NORTH Sea oil and gas licences may be ruled unlawful after plans for Britain’s first coalmine in 30 years were thrown out at the High Court, a leading campaigner said today.
The government was urged to provide to sustainable jobs and a “coherent” industrial strategy after the ruling left “all eyes on” judicial reviews of the proposed Rosebank and Jackdaw offshore oil and gas fields.
Planning permission for a new mine in Whitehaven in Cumbria was quashed after claims it would be “net zero” were challenged by Friends of the Earth (FoE) and South Lakes Action on Climate Change (SLACC).
Mr Justice Holgate said in his judgement: “The assumption that the proposed mine would not produce a net increase in greenhouse gas emissions, or would be a net-zero mine, is legally flawed.”
Project developer West Cumbria Mining (WCM) said it would “consider the implications” but the judgement suggests a landmark ruling in June has paved the way for successful legal challenges against fossil-fuel extraction projects in Britain.
It is known as the Finch ruling after Sarah Finch of the Weald Action Group who successfully appealed the Surrey County Council’s decision to grant permission to drill for oil in Horse Hill.
The Supreme Court said environmental damage from burning coal, oil and gas must be taken into account when deciding whether to approve new fossil fuel projects.
Ms Finch said: “That has set a precedent for successful legal challenges against all new fossil-fuel extraction projects.
“We hope this decision means that the days of approving fossil fuel development without accounting for its emissions are behind us.
“The government must now prioritise public investment to support a fair transition and green jobs in West Cumbria.
“All eyes are now on the Rosebank and Jackdaw oil and gas fields.
“They are also subject to legal challenges, from Uplift and Greenpeace, which are currently with the Scottish court.
“If Horse Hill and the Whitehaven mine are unlawful, they must be as well.”
In July, the newly elected government said it would not to defend the previous Conservative administration’s decision to greenlight the project, following new legal developments.
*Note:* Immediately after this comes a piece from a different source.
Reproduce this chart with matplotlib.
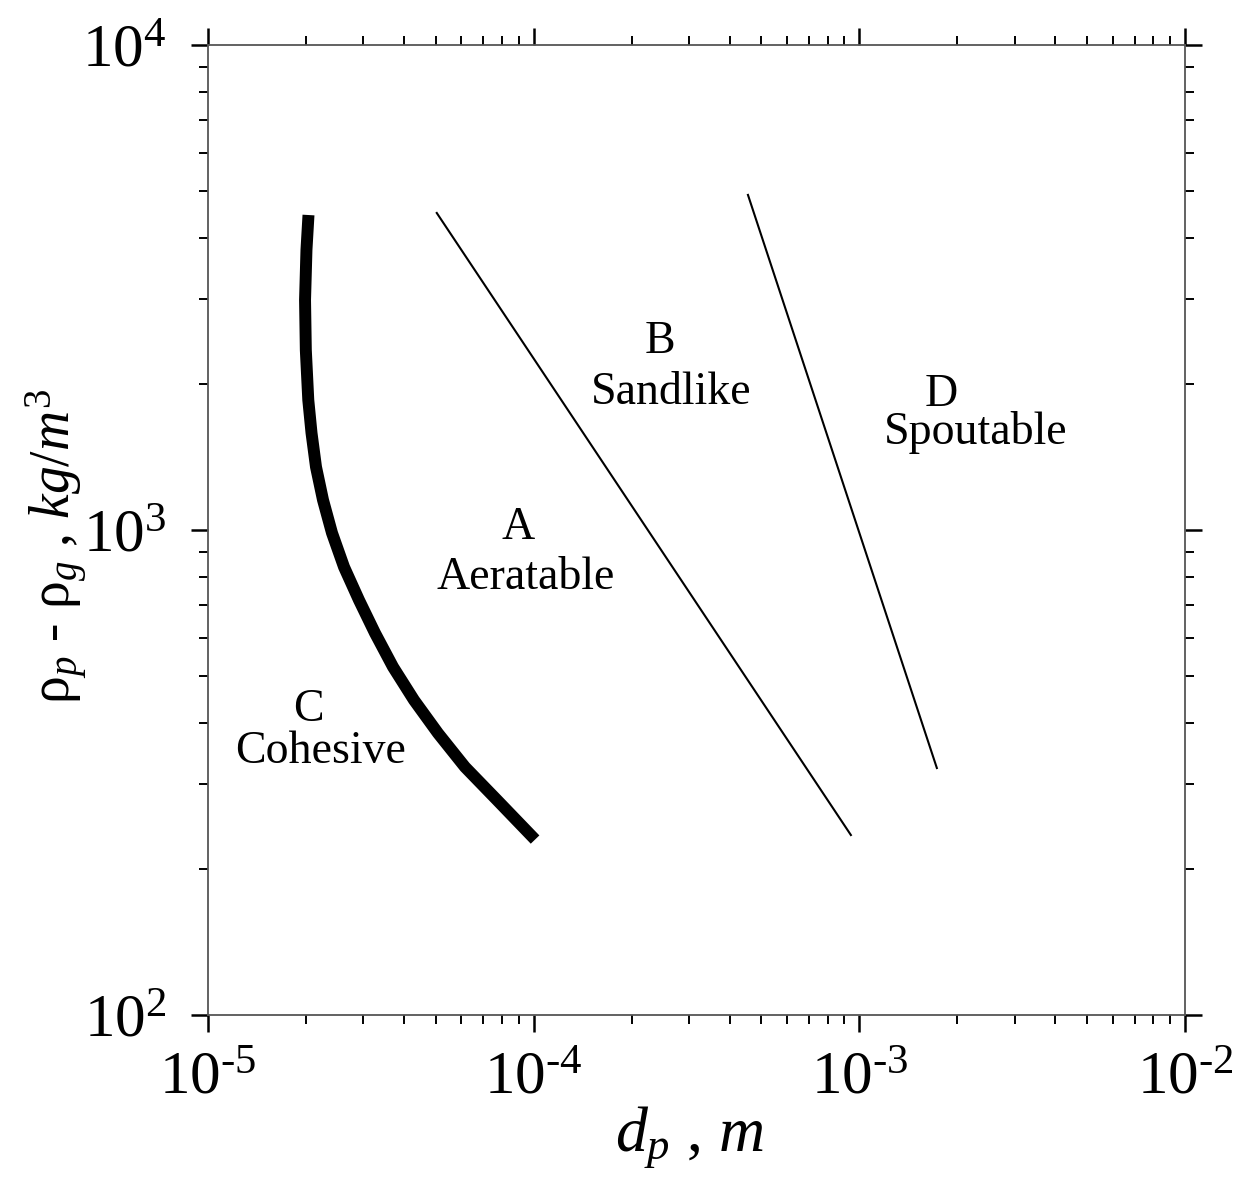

Housing, Communities and Local Government Secretary and Deputy PM Angela Rayner would likely have to take into account the full damage the mine could do to the climate in any reconsideration of the application.
FoE senior lawyer Niall Toru said today’s ruling was “a huge victory for our environment” which “could have ramifications internationally as there are cases abroad where challenges are being made against fossil-fuel projects on a very similar basis.”
He added: “We believe that the writing is on the wall and that WCM should withdraw its application for this climate-wrecking project.”
Matthew McFeeley, partner at Richard Buxton Solicitors, which represented SLACC, said the judgement “means any claim those fuels would ‘substitute’ for other fossil-fuel sources must be also assessed robustly in the environmental statement.
“Simple assertions will no longer pass muster,” he said.
Climate charities and think tanks made fresh calls for government to urgently commit to a just transition and industrial strategy in light of the ruling.
Tata Steel confirmed 2,500 job cuts at the Port Talbot steelworks during this week’s TUC Congress, where delegates narrowly passed a motion opposing any government bans on new North Sea drilling licences.
They said a fully funded workers’ plan that guarantees commensurate jobs for all North Sea workers must be agreed first, calling for an industrial strategy policy “that maximises our domestic energy strengths for national security, with all assets and options part of the solution.”
The charities legally challenging the decisions to grant planning permission to the Rosebank and Jackdaw offshore oil and gas fields also called for a just transition for workers.
Greenpeace UK climate campaigner Paul Morozzo said ministers should response by demonstrating “climate leadership but also … to base our economic future on genuinely sustainable jobs which support communities now without undermining their future.
“That requires a coherent industrial strategy and funding from government to ensure a just transition for workers from the fossil-fuel economy to clean power and clean steel production.”
Uplift executive director Tessa Khan added that the Whitehaven ruling had “made it clear that the favourite line of fossil fuel companies — that if we didn’t produce fossil fuels here, it would simply be produced elsewhere — doesn’t wash.”
Roz Bulleid, research director at Green Alliance, said: “Decarbonisation mustn’t mean deindustrialisation — the UK will need new infrastructure, products and services to reach net zero, and outsourcing this to other countries would be a costly mistake.
“Acting early, focusing on the potential economic strengths of local areas, and involving communities and workers in the development of plans … is the approach we need to see in the government’s forthcoming industrial strategy.”
WWF head of legal advocacy Jake White said that while it was “high time” ministers “make good its promises and refuse the Rosebank and Jackdaw oil and gas licences,” they must “plan for a just transition away from oil and gas for the workers who are extracting dwindling finite reserves of fossil fuels and expand our growing renewable energy market that will increase energy security and protect us from volatile oil and gas prices.”